Goodyear Loan Company v. LittleAnnotate this Case
269 A.2d 542 (1970)
GOODYEAR LOAN COMPANY v. FRANCIS E. LITTLE, JR., Guardian AND NORWOOD MOTOR COMPANY.
Supreme Court of Rhode Island.
October 16, 1970.
Anthony E. Grilli, for plaintiff.
Alfred E. Bollengier, Joel D. Landry, for Norwood Motor Company.OPINION
This is a civil action for a declaratory judgment. The amended complaint sets *543 forth the following. On or about January 7, 1969, Joseph G. Yates, an incompetent adult over whose person and estate Francis E. Little, Jr., a defendant herein, had been appointed guardian, purchased a 1969 Chevrolet Impala motor vehicle from Norwood Motor Company. Yates borrowed the purchase price of $3,300 from the plaintiff, Goodyear Loan Company, which was not then aware of the guardianship proceedings and did not learn of them until a few months later. That knowledge prompted it to demand payment of $3,300 from both the guardian and Norwood. Both demands were refused as was Goodyear's further request that Norwood accept return of the Chevrolet Impala, which by that time was being stored by Goodyear, having been placed in its possession for safekeeping by Yates. Thereupon Goodyear, by civil action naming Norwood and the guardian as defendants, petitioned the Superior Court under the Uniform Declaratory Judgments Act, G.L. 1956 (1969 Reenactment) chap. 30 of title 9, for a declaration of the rights, status and legal liabilities of the parties with relation to the transactions described. Norwood moved to dismiss under Super. R.Civ.P. 12 (b) (6). Its motion was granted. The amended complaint as to the guardian is still pending in the Superior Court. Goodyear has appealed from the order granting Norwood's motion to dismiss.

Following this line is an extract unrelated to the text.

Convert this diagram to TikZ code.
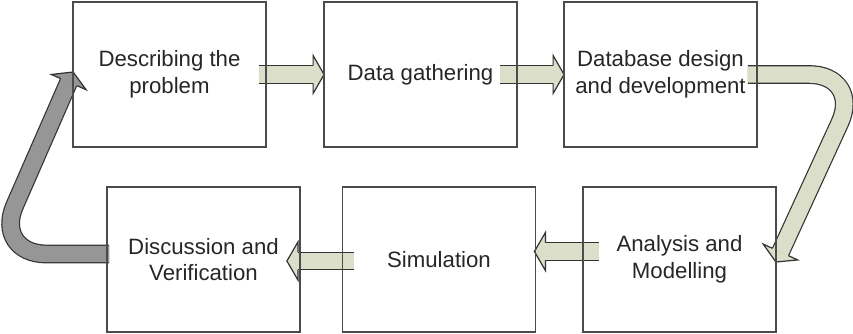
\documentclass[tikz,border=0pt]{standalone}
\usepackage{fontspec}
\setmainfont{Liberation Sans}
\usetikzlibrary{calc,backgrounds}
\definecolor{boxline}{RGB}{75,75,75}
\definecolor{arrowline}{RGB}{50,50,50}
\definecolor{sage}{RGB}{219,222,200}
\definecolor{loopgray}{RGB}{150,150,150}
\definecolor{textgray}{RGB}{38,38,38}

\begin{document}
\begin{tikzpicture}[x=0.5pt,y=-0.5pt,
  stage/.style={draw=boxline,line width=0.9pt,minimum width=96.5pt,minimum height=72.5pt,
    inner sep=0pt,align=center,text=textgray,font=\fontsize{11.1}{13.3}\selectfont},
  band/.style={draw=#1,line width=8.2pt,preaction={draw=arrowline,line width=9.4pt}},
  head/.style={fill=#1,draw=arrowline,line width=0.6pt,line join=miter}]

\useasboundingbox (0,0) rectangle (853,333);

\node[stage] (describe) at (169.5,74.5) {Describing the\\problem};
\node[stage] (gather) at (420.5,74.5) {Data gathering};
\node[stage] (design) at (660.5,74.5) {Database design\\and development};
\node[stage] (model) at (679.5,259.5) {Analysis and\\Modelling};
\node[stage] (simulate) at (439,259.5) {Simulation};
\node[stage] (discuss) at (203.5,259.5) {Discussion and\\Verification};

\begin{scope}[on background layer]
\draw[band=sage] ($(describe.east)+(-8,0)$) -- ($(gather.west)+(-10,0)$) coordinate (b1);
\coordinate (t1) at ($(gather.west)+(1,0)$);

\draw[band=sage] ($(gather.east)+(-18,0)$) -- ($(design.west)+(-10,0)$) coordinate (b2);
\coordinate (t2) at ($(design.west)+(1,0)$);

\coordinate (rbend) at (862,74.5);
\coordinate (t3) at ($(model.east)+(-1,2.5)$);
\draw[band=sage,rounded corners=26.5pt] ($(design.east)+(-10,0)$) -- (rbend) -- ($(t3)!5.5pt!(rbend)$) coordinate (b3);

\draw[band=sage] ($(model.west)+(17,-8)$) -- ($(simulate.east)+(9,-8)$) coordinate (b4);
\coordinate (t4) at ($(simulate.east)+(-2,-8)$);

\draw[band=sage] ($(simulate.west)+(12,1.5)$) -- ($(discuss.east)+(-3,1.5)$) coordinate (b5);
\coordinate (t5) at ($(discuss.east)+(-14,1.5)$);

\coordinate (lbend) at (-6.5,254);
\coordinate (t6) at ($(describe.west)+(1,-2.5)$);
\draw[band=loopgray,rounded corners=26.5pt] ($(discuss.west)+(3,-5.5)$) -- (lbend) -- ($(t6)!5.5pt!(lbend)$) coordinate (b6);

\foreach \hbase/\htip/\hcol in {b1/t1/sage,b2/t2/sage,b3/t3/sage,b4/t4/sage,b5/t5/sage,b6/t6/loopgray}
  \path[head=\hcol] ($(\hbase)!4.4pt!90:(\htip)$) -- ($(\hbase)!9.5pt!90:(\htip)$) -- (\htip)
    -- ($(\hbase)!9.5pt!-90:(\htip)$) -- ($(\hbase)!4.4pt!-90:(\htip)$);
\end{scope}

\end{tikzpicture}
\end{document}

The case involves multiple parties. In such a case an order disposing of one or more but less than all of the claims is not appealable under Rule 54 (b) Super. R. Civ. P. unless when the order appealed from is entered the trial justice expressly determines that there is no just reason for delay and expressly directs that judgment shall enter. Neither that determination nor that direction were made in this case. Ordinarily, their absence would require dismissal of the appeal but where, as here, the trial justice was not requested to make the prerequisite rulings, we remand, not to dismiss, but with direction to make the prerequisite determination and direction. Calore Rigging Corp. v. Sterling Engineering & Constr. Co. 105 R.I. 150, 250 A.2d 365.
While the making of the required certification in the Superior Court will permit the prosecution of an appeal by Goodyear upon the present appeal record, it may avoid extended and needless litigation if we point out that nothing in its brief or oral argument suggests any legal theory which, on the facts as pleaded, indicted the existence of an actual justiciable controversy between it and Norwood. The existence of such a controversy is, of course, a necessary precedent to the successful prosecution of a declaratory judgment action for the Act contemplates judgments in actual controversies, rather than advisory opinions in hypothetical cases. Brown v. Ramsey, 185 F.2d 225 (8th Cir.1950); Tanner v. McKeldin, 202 Md. 569, 97 A.2d 449. And justiciability is not present unless the facts postulated yield to some conceivable legal hypothesis which will entitle the plaintiff to some relief against the defendant. 1 Anderson, Actions for Declaratory Judgments (2d ed.) § 14 at 59. Stated in the vernacular, the Act "* * * does not license litigants to fish in judicial ponds for legal advice." Lide v. Mears, 231 N.C. 111 at 117, 56 S.E.2d 404 at 409.
The plaintiff's appeal is denied and dismissed and the case is remitted to the Superior Court for further proceedings not inconsistent herewith.